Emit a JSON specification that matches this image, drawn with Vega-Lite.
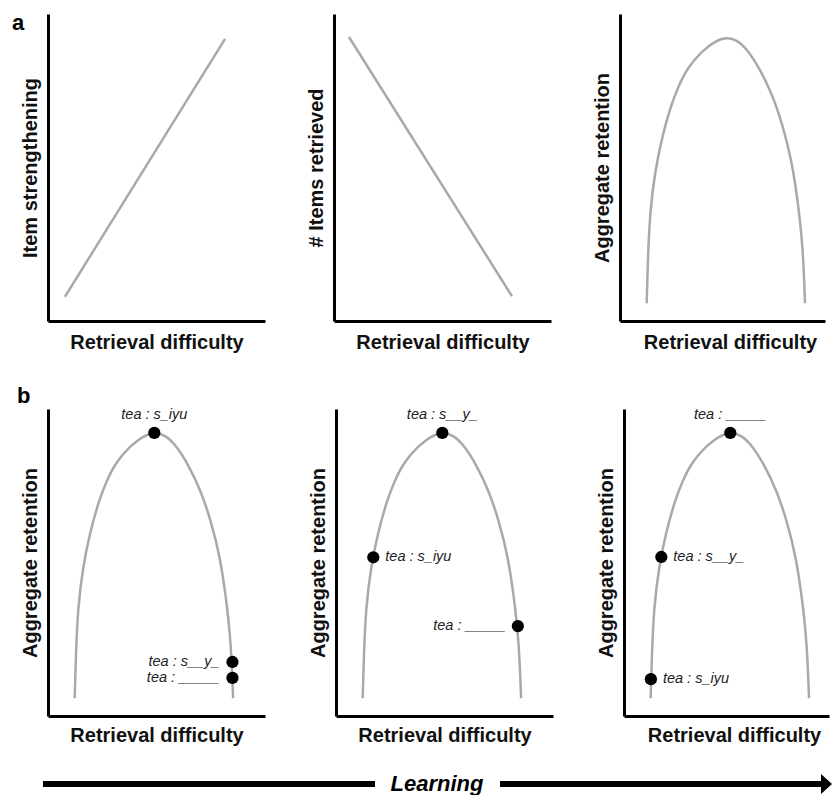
{
  "$schema": "https://vega.github.io/schema/vega-lite/v6.json",
  "padding": {"left": 12, "top": 12, "right": 0, "bottom": 0},
  "background": "white",
  "config": {
    "view": {"stroke": null},
    "font": "Liberation Sans",
    "axis": {
      "domainColor": "#000000",
      "domainWidth": 3,
      "ticks": false,
      "labels": false,
      "grid": false,
      "titleFont": "Liberation Sans",
      "titleFontSize": 20,
      "titleFontWeight": "bold",
      "titleColor": "#111111"
    },
    "axisX": {"titlePadding": 11},
    "axisY": {"titlePadding": 8}
  },
  "datasets": {
    "lineA1": [
      {"difficulty": 0.078, "value": 0.079},
      {"difficulty": 0.816, "value": 0.919}
    ],
    "lineA2": [
      {"difficulty": 0.069, "value": 0.925},
      {"difficulty": 0.820, "value": 0.081}
    ],
    "arc": [
      {"difficulty": 0.123, "value": 0.058},
      {"difficulty": 0.128, "value": 0.192},
      {"difficulty": 0.138, "value": 0.355},
      {"difficulty": 0.161, "value": 0.485},
      {"difficulty": 0.192, "value": 0.593},
      {"difficulty": 0.230, "value": 0.691},
      {"difficulty": 0.267, "value": 0.762},
      {"difficulty": 0.313, "value": 0.827},
      {"difficulty": 0.378, "value": 0.879},
      {"difficulty": 0.438, "value": 0.912},
      {"difficulty": 0.493, "value": 0.925},
      {"difficulty": 0.540, "value": 0.915},
      {"difficulty": 0.585, "value": 0.886},
      {"difficulty": 0.645, "value": 0.821},
      {"difficulty": 0.705, "value": 0.733},
      {"difficulty": 0.751, "value": 0.635},
      {"difficulty": 0.793, "value": 0.518},
      {"difficulty": 0.820, "value": 0.388},
      {"difficulty": 0.843, "value": 0.244},
      {"difficulty": 0.853, "value": 0.058}
    ],
    "dots": [
      {"panel": "b1", "difficulty": 0.49, "value": 0.922, "label": "tea : s_iyu"},
      {"panel": "b1", "difficulty": 0.850, "value": 0.176, "label": "tea : s__y_"},
      {"panel": "b1", "difficulty": 0.850, "value": 0.124, "label": "tea : _____"},
      {"panel": "b2", "difficulty": 0.49, "value": 0.922, "label": "tea : s__y_"},
      {"panel": "b2", "difficulty": 0.172, "value": 0.517, "label": "tea : s_iyu"},
      {"panel": "b2", "difficulty": 0.838, "value": 0.293, "label": "tea : _____"},
      {"panel": "b3", "difficulty": 0.49, "value": 0.922, "label": "tea : _____"},
      {"panel": "b3", "difficulty": 0.172, "value": 0.518, "label": "tea : s__y_"},
      {"panel": "b3", "difficulty": 0.124, "value": 0.12, "label": "tea : s_iyu"}
    ],
    "arrowShaft": [
      {"pos": -0.0064, "pos2": 0.4171},
      {"pos": 0.5765, "pos2": 0.9872}
    ],
    "arrowHead": [
      {"pos": 0.993}
    ],
    "arrowLabel": [
      {"pos": 0.4962, "text": "Learning"}
    ]
  },
  "spacing": 28,
  "vconcat": [
    {
      "spacing": 32,
      "vconcat": [
        {
          "spacing": 41,
          "hconcat": [
            {
              "width": 217,
              "height": 307,
              "title": {"text": "a", "anchor": "start", "frame": "group", "orient": "top", "align": "left", "offset": -21, "dx": -36, "fontSize": 22, "fontWeight": "bold", "color": "#000000", "font": "Liberation Sans"},
              "data": {"name": "lineA1"},
              "mark": {"type": "line", "color": "#a9a9a9", "strokeWidth": 2.5},
              "encoding": {
                "x": {"field": "difficulty", "type": "quantitative", "scale": {"domain": [0, 1], "nice": false}, "axis": {"title": "Retrieval difficulty"}},
                "y": {"field": "value", "type": "quantitative", "scale": {"domain": [0, 1], "nice": false}, "axis": {"title": "Item strengthening"}}
              }
            },
            {
              "width": 217,
              "height": 307,
              "data": {"name": "lineA2"},
              "mark": {"type": "line", "color": "#a9a9a9", "strokeWidth": 2.5},
              "encoding": {
                "x": {"field": "difficulty", "type": "quantitative", "scale": {"domain": [0, 1], "nice": false}, "axis": {"title": "Retrieval difficulty"}},
                "y": {"field": "value", "type": "quantitative", "scale": {"domain": [0, 1], "nice": false}, "axis": {"title": "# Items retrieved"}}
              }
            },
            {
              "width": 205,
              "height": 307,
              "data": {"name": "arc"},
              "mark": {"type": "line", "color": "#a9a9a9", "strokeWidth": 2.5, "interpolate": "basis"},
              "encoding": {
                "x": {"field": "difficulty", "type": "quantitative", "scale": {"domain": [0, 0.945], "nice": false}, "axis": {"title": "Retrieval difficulty", "titleX": 110}},
                "y": {"field": "value", "type": "quantitative", "scale": {"domain": [0, 1], "nice": false}, "axis": {"title": "Aggregate retention"}}
              }
            }
          ]
        },
        {
          "spacing": 43,
          "hconcat": [
            {
              "width": 217,
              "height": 307,
              "title": {"text": "b", "anchor": "start", "frame": "group", "orient": "top", "align": "left", "offset": -1, "dx": -31, "fontSize": 22, "fontWeight": "bold", "color": "#000000", "font": "Liberation Sans"},
              "encoding": {
                "x": {"field": "difficulty", "type": "quantitative", "scale": {"domain": [0, 1], "nice": false}, "axis": {"title": "Retrieval difficulty", "titlePadding": 9}},
                "y": {"field": "value", "type": "quantitative", "scale": {"domain": [0, 1], "nice": false}, "axis": {"title": "Aggregate retention"}}
              },
              "layer": [
                {"data": {"name": "arc"}, "mark": {"type": "line", "color": "#a9a9a9", "strokeWidth": 2.5, "interpolate": "basis"}},
                {"data": {"name": "dots"}, "transform": [{"filter": "datum.panel === 'b1'"}], "mark": {"type": "circle", "size": 150, "color": "#000000", "opacity": 1}},
                {"data": {"name": "dots"}, "transform": [{"filter": "datum.panel === 'b1' && datum.value > 0.9"}], "mark": {"type": "text", "dy": -18, "align": "center", "baseline": "middle", "fontStyle": "italic", "fontSize": 14.5, "color": "#222222"}, "encoding": {"text": {"field": "label"}}},
                {"data": {"name": "dots"}, "transform": [{"filter": "datum.panel === 'b1' && datum.value <= 0.9 && datum.difficulty > 0.5"}], "mark": {"type": "text", "dx": -13, "align": "right", "baseline": "middle", "fontStyle": "italic", "fontSize": 14.5, "color": "#222222"}, "encoding": {"text": {"field": "label"}}},
                {"data": {"name": "dots"}, "transform": [{"filter": "datum.panel === 'b1' && datum.value <= 0.9 && datum.difficulty < 0.5"}], "mark": {"type": "text", "dx": 12, "align": "left", "baseline": "middle", "fontStyle": "italic", "fontSize": 14.5, "color": "#222222"}, "encoding": {"text": {"field": "label"}}}
              ]
            },
            {
              "width": 217,
              "height": 307,
              "encoding": {
                "x": {"field": "difficulty", "type": "quantitative", "scale": {"domain": [0, 1], "nice": false}, "axis": {"title": "Retrieval difficulty", "titlePadding": 9}},
                "y": {"field": "value", "type": "quantitative", "scale": {"domain": [0, 1], "nice": false}, "axis": {"title": "Aggregate retention"}}
              },
              "layer": [
                {"data": {"name": "arc"}, "mark": {"type": "line", "color": "#a9a9a9", "strokeWidth": 2.5, "interpolate": "basis"}},
                {"data": {"name": "dots"}, "transform": [{"filter": "datum.panel === 'b2'"}], "mark": {"type": "circle", "size": 150, "color": "#000000", "opacity": 1}},
                {"data": {"name": "dots"}, "transform": [{"filter": "datum.panel === 'b2' && datum.value > 0.9"}], "mark": {"type": "text", "dy": -18, "align": "center", "baseline": "middle", "fontStyle": "italic", "fontSize": 14.5, "color": "#222222"}, "encoding": {"text": {"field": "label"}}},
                {"data": {"name": "dots"}, "transform": [{"filter": "datum.panel === 'b2' && datum.value <= 0.9 && datum.difficulty > 0.5"}], "mark": {"type": "text", "dx": -12, "align": "right", "baseline": "middle", "fontStyle": "italic", "fontSize": 14.5, "color": "#222222"}, "encoding": {"text": {"field": "label"}}},
                {"data": {"name": "dots"}, "transform": [{"filter": "datum.panel === 'b2' && datum.value <= 0.9 && datum.difficulty < 0.5"}], "mark": {"type": "text", "dx": 12, "align": "left", "baseline": "middle", "fontStyle": "italic", "fontSize": 14.5, "color": "#222222"}, "encoding": {"text": {"field": "label"}}}
              ]
            },
            {
              "width": 205,
              "height": 307,
              "encoding": {
                "x": {"field": "difficulty", "type": "quantitative", "scale": {"domain": [0, 0.945], "nice": false}, "axis": {"title": "Retrieval difficulty", "titlePadding": 9, "titleX": 110}},
                "y": {"field": "value", "type": "quantitative", "scale": {"domain": [0, 1], "nice": false}, "axis": {"title": "Aggregate retention"}}
              },
              "layer": [
                {"data": {"name": "arc"}, "mark": {"type": "line", "color": "#a9a9a9", "strokeWidth": 2.5, "interpolate": "basis"}},
                {"data": {"name": "dots"}, "transform": [{"filter": "datum.panel === 'b3'"}], "mark": {"type": "circle", "size": 150, "color": "#000000", "opacity": 1}},
                {"data": {"name": "dots"}, "transform": [{"filter": "datum.panel === 'b3' && datum.value > 0.9"}], "mark": {"type": "text", "dy": -18, "align": "center", "baseline": "middle", "fontStyle": "italic", "fontSize": 14.5, "color": "#222222"}, "encoding": {"text": {"field": "label"}}},
                {"data": {"name": "dots"}, "transform": [{"filter": "datum.panel === 'b3' && datum.value <= 0.9 && datum.difficulty > 0.5"}], "mark": {"type": "text", "dx": -12, "align": "right", "baseline": "middle", "fontStyle": "italic", "fontSize": 14.5, "color": "#222222"}, "encoding": {"text": {"field": "label"}}},
                {"data": {"name": "dots"}, "transform": [{"filter": "datum.panel === 'b3' && datum.value <= 0.9 && datum.difficulty < 0.5"}], "mark": {"type": "text", "dx": 12, "align": "left", "baseline": "middle", "fontStyle": "italic", "fontSize": 14.5, "color": "#222222"}, "encoding": {"text": {"field": "label"}}}
              ]
            }
          ]
        }
      ]
    },
    {
      "width": 784,
      "height": 20,
      "encoding": {
        "x": {"field": "pos", "type": "quantitative", "scale": {"domain": [0, 1], "nice": false}, "axis": null},
        "y": {"datum": 0.5, "type": "quantitative", "scale": {"domain": [0, 1], "nice": false}, "axis": null}
      },
      "layer": [
        {"data": {"name": "arrowShaft"}, "mark": {"type": "rule", "strokeWidth": 6, "color": "#000000", "strokeCap": "butt"}, "encoding": {"x2": {"field": "pos2"}}},
        {"data": {"name": "arrowHead"}, "mark": {"type": "point", "shape": "M-0.55,-1L0.55,0L-0.55,1Z", "size": 400, "filled": true, "color": "#000000", "opacity": 1, "strokeWidth": 0}},
        {"data": {"name": "arrowLabel"}, "mark": {"type": "text", "fontSize": 22, "fontWeight": "bold", "fontStyle": "italic", "baseline": "middle", "align": "center", "color": "#000000"}, "encoding": {"text": {"field": "text"}}}
      ]
    }
  ]
}
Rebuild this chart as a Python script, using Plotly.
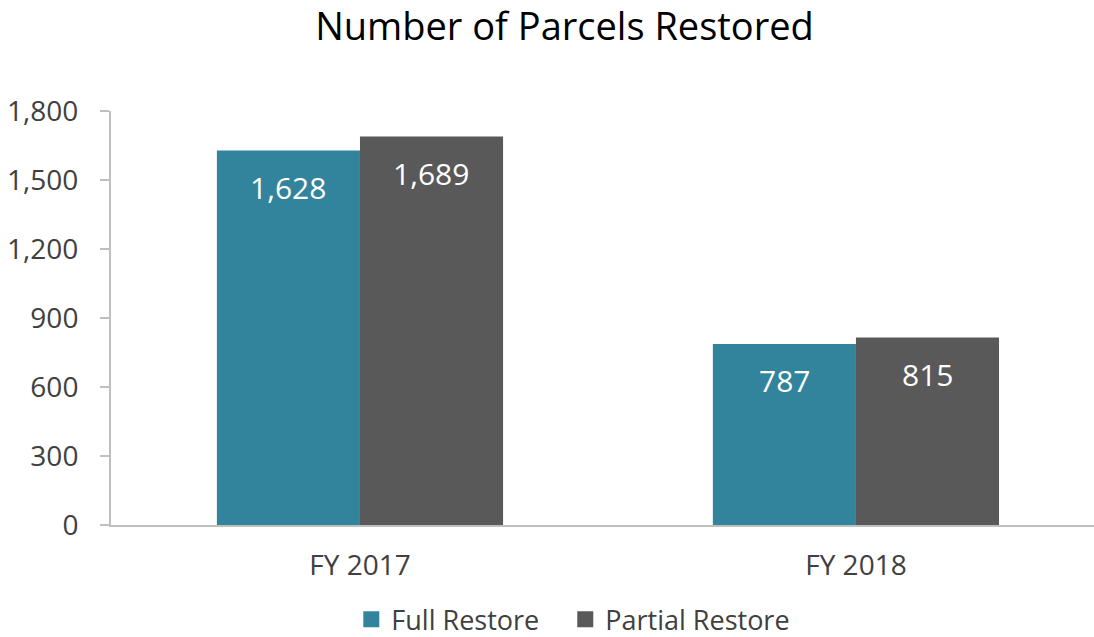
import plotly.graph_objects as go

categories = ["FY 2017", "FY 2018"]
full_restore = [1628, 787]
partial_restore = [1689, 815]
series_names = ["Full Restore", "Partial Restore"]
y_ticks = [0, 300, 600, 900, 1200, 1500, 1800]

colors = ["#31849B", "#595959"]
FONT = "Open Sans"

fig = go.Figure()
for name, vals, col in zip(series_names, [full_restore, partial_restore], colors):
    fig.add_trace(go.Bar(x=categories, y=vals, name=name, marker_color=col,
                         marker_line_width=0, showlegend=False))
# legend entries with larger square swatches
for name, col in zip(series_names, colors):
    fig.add_trace(go.Scatter(x=[None], y=[None], mode="markers", name=name + "   ",
                             marker=dict(symbol="square", size=17, color=col),
                             showlegend=True))

bar_half = 71.5
for vals, sh in [(full_restore, -bar_half), (partial_restore, bar_half)]:
    for c, v in zip(categories, vals):
        fig.add_annotation(x=c, y=v, text=f"{v:,}", showarrow=False,
                           xshift=sh, yshift=-37,
                           font=dict(family=FONT, size=30, color="white"))

fig.update_layout(
    width=1094, height=637,
    paper_bgcolor="white", plot_bgcolor="white",
    margin=dict(l=111, r=0, t=111, b=112, autoexpand=False),
    barmode="group", bargap=0.423, bargroupgap=0,
    title=dict(text="Number of Parcels Restored", x=0.516, xanchor="center",
               y=0.958, yanchor="middle",
               font=dict(family=FONT, size=38, color="black")),
    font=dict(family=FONT, color="#404040"),
    legend=dict(orientation="h", x=0.481, xanchor="center", y=-0.229, yanchor="middle",
                font=dict(family=FONT, size=27, color="#404040"),
                itemsizing="trace", traceorder="normal", tracegroupgap=0,
                itemwidth=30, borderwidth=0),
    showlegend=True,
)
fig.update_yaxes(range=[0, 1800], tickvals=y_ticks, tickformat=",",
                 showgrid=False, showline=True, linecolor="#BFBFBF", linewidth=2,
                 ticks="outside", ticklen=9, tickcolor="#BFBFBF", tickwidth=2,
                 ticklabelstandoff=16,
                 tickfont=dict(family=FONT, size=28, color="#404040"), zeroline=False)
fig.update_xaxes(range=[-0.502, 1.480], showline=True, linecolor="#BFBFBF", linewidth=2,
                 showgrid=False, ticks="", ticklabelstandoff=14,
                 tickfont=dict(family=FONT, size=28, color="#404040"))

fig.write_html("out.html", config={"displayModeBar": False},
               post_script="document.body.style.margin='0';")
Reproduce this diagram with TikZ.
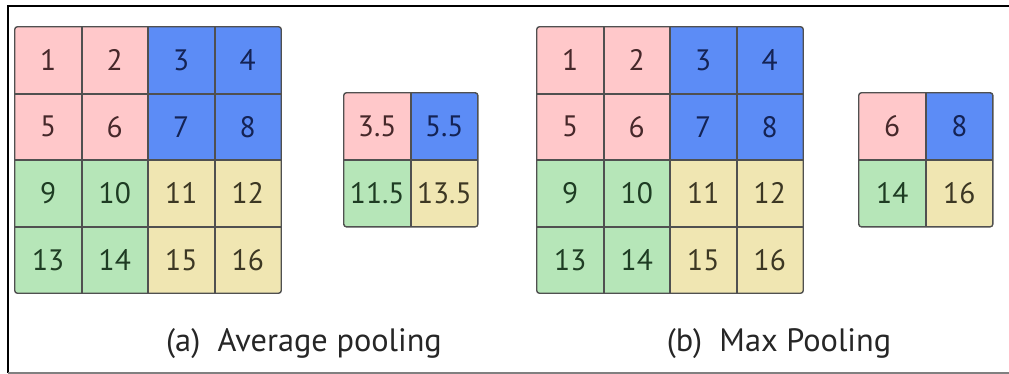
\documentclass[tikz,border=0pt]{standalone}
\usepackage{fontspec}
\setmainfont{PT Sans}
\usetikzlibrary{positioning}
\definecolor{cPink}{RGB}{255,200,202}
\definecolor{cBlue}{RGB}{92,140,246}
\definecolor{cGreen}{RGB}{182,230,184}
\definecolor{cYellow}{RGB}{240,230,178}
\definecolor{tPink}{RGB}{70,40,42}
\definecolor{tBlue}{RGB}{20,35,85}
\definecolor{tGreen}{RGB}{30,60,35}
\definecolor{tYellow}{RGB}{60,55,35}
\definecolor{gridline}{RGB}{80,80,80}

\begin{document}
\begin{tikzpicture}[
    x=0.025cm, y=-0.025cm,
    cell/.style={rectangle, minimum size=1.6625cm, inner sep=0pt, font=\fontsize{21}{24}\selectfont},
    qpink/.style={cell, fill=cPink, text=tPink},
    qblue/.style={cell, fill=cBlue, text=tBlue},
    qgreen/.style={cell, fill=cGreen, text=tGreen},
    qyellow/.style={cell, fill=cYellow, text=tYellow},
    inner/.style={draw=gridline, line width=1.2pt},
    outer/.style={draw=gridline, line width=1pt, rounded corners=2pt},
    caption/.style={font=\fontsize{23}{27}\selectfont, text=black!85}
]
    \useasboundingbox (0,0) rectangle (1009,374);

    % frame of the figure
    \coordinate (frameTL) at (8,6);
    \coordinate (frameTR) at (1009,6);
    \coordinate (frameBL) at (8,373);
    \coordinate (frameBR) at (1009,373);
    \draw[line width=1.5pt] (frameTR) -- (frameTL) -- (frameBL);
    \draw[gray, line width=0.8pt] (frameBL) -- (frameBR);

    % input grids
    \foreach \n/\q [count=\i from 0] in {1/qpink,2/qpink,3/qblue,4/qblue,5/qpink,6/qpink,7/qblue,8/qblue,
        9/qgreen,10/qgreen,11/qyellow,12/qyellow,13/qgreen,14/qgreen,15/qyellow,16/qyellow}{
        \pgfmathsetmacro\cx{48.25+66.5*mod(\i,4)}
        \pgfmathsetmacro\cy{60.25+66.5*int(\i/4)}
        \node[\q] (a\n) at (\cx,\cy) {\n};
        \node[\q] (m\n) at (\cx+522,\cy) {\n};
    }

    % pooled grids
    \node[qpink] (sa1) at (377.25,126.25) {3.5};
    \node[qblue, right=0pt of sa1] (sa2) {5.5};
    \node[qgreen, below=0pt of sa1] (sa3) {11.5};
    \node[qyellow, right=0pt of sa3] (sa4) {13.5};

    \node[qpink] (sm1) at (892.25,126.25) {6};
    \node[qblue, right=0pt of sm1] (sm2) {8};
    \node[qgreen, below=0pt of sm1] (sm3) {14};
    \node[qyellow, right=0pt of sm3] (sm4) {16};

    % grid lines
    \foreach \g in {a,m}{
        \foreach \k in {1,2,3}{
            \pgfmathtruncatemacro\bot{12+\k}
            \pgfmathtruncatemacro\lft{4*\k-3}
            \pgfmathtruncatemacro\rgt{4*\k}
            \draw[inner] (\g\k.north east) -- (\g\bot.south east);
            \draw[inner] (\g\lft.south west) -- (\g\rgt.south east);
        }
        \draw[outer] (\g1.north west) rectangle (\g16.south east);
    }
    \foreach \g in {sa,sm}{
        \draw[inner] (\g1.north east) -- (\g3.south east);
        \draw[inner] (\g1.south west) -- (\g2.south east);
        \draw[outer] (\g1.north west) rectangle (\g4.south east);
    }

    % captions
    \node[caption] (capA) at (304,344) {(a)\ \ Average pooling};
    \node[caption] (capB) at (779,344) {(b)\ \ Max Pooling};
\end{tikzpicture}
\end{document}
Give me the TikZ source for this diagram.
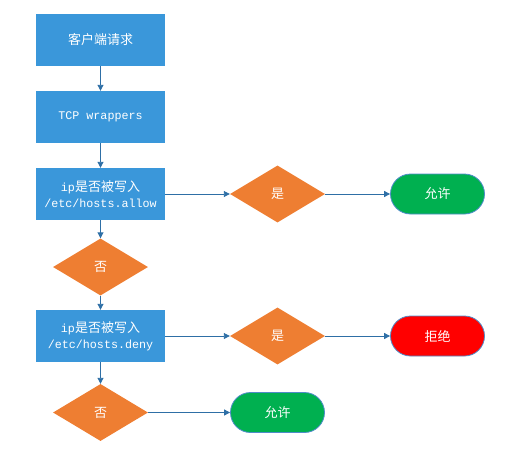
\documentclass[tikz,border=0pt]{standalone}
\usepackage{fontspec}
\setmainfont{Noto Sans CJK SC}
\setmonofont{Liberation Mono}
\usetikzlibrary{shapes.geometric,arrows.meta}
\definecolor{boxblue}{HTML}{3A97DA}
\definecolor{dorange}{HTML}{EE7E32}
\definecolor{okgreen}{HTML}{00B050}
\definecolor{nored}{HTML}{FF0000}
\definecolor{arrowc}{HTML}{2E6FA6}
\definecolor{edgeblue}{HTML}{4F8CC9}
\newcommand{\mono}[1]{{\fontsize{11.7}{16}\ttfamily #1}}
\tikzset{
  x=1pt, y=-1pt,
  every node/.style={text=white, font=\fontsize{13}{16}\selectfont, align=center},
  procbox/.style={rectangle, fill=boxblue, minimum width=129pt, minimum height=52pt, inner sep=0pt},
  decide/.style={diamond, fill=dorange, minimum width=95pt, minimum height=57pt, inner sep=0pt},
  term/.style={rectangle, rounded corners=20pt, draw=edgeblue, line width=0.8pt, minimum width=94pt, minimum height=40pt, inner sep=0pt},
  conn/.style={draw=arrowc, line width=0.9pt, -{Triangle[length=6pt,width=6pt]}},
}
\begin{document}
\begin{tikzpicture}
\useasboundingbox (0,0) rectangle (511,455);
\node[procbox] (b1) at (100.5,40) {客户端请求};
\node[procbox] (b2) at (100.5,117) {\mono{TCP wrappers}};
\node[procbox] (b3) at (100.5,194) {\mono{ip}是否被写入\\\mono{/etc/hosts.allow}};
\node[decide] (d1) at (277.5,194) {是};
\node[term, fill=okgreen] (g1) at (437.5,194) {允许};
\node[decide] (n1) at (100.5,267) {否};
\node[procbox] (b4) at (100.5,336) {\mono{ip}是否被写入\\\mono{/etc/hosts.deny}};
\node[decide] (d2) at (277.5,336) {是};
\node[term, fill=nored] (r1) at (437.5,336) {拒绝};
\node[decide] (n2) at (100.5,412.5) {否};
\node[term, fill=okgreen] (g2) at (277.5,412.5) {允许};
\draw[conn] (b1) -- (b2);
\draw[conn] (b2) -- (b3);
\draw[conn] (b3.east) -- (d1.west);
\draw[conn] (d1.east) -- (g1.west);
\draw[conn] (b3) -- (n1);
\draw[conn] (n1) -- (b4);
\draw[conn] (b4.east) -- (d2.west);
\draw[conn] (d2.east) -- (r1.west);
\draw[conn] (b4) -- (n2);
\draw[conn] (n2.east) -- (g2.west);
\end{tikzpicture}
\end{document}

- - - -

**Task requirements**.
Out of the records, collect only those lines that contain the string "diagram".

**Written answer**.
Reproduce this diagram with TikZ.
Give me the TikZ source for this diagram.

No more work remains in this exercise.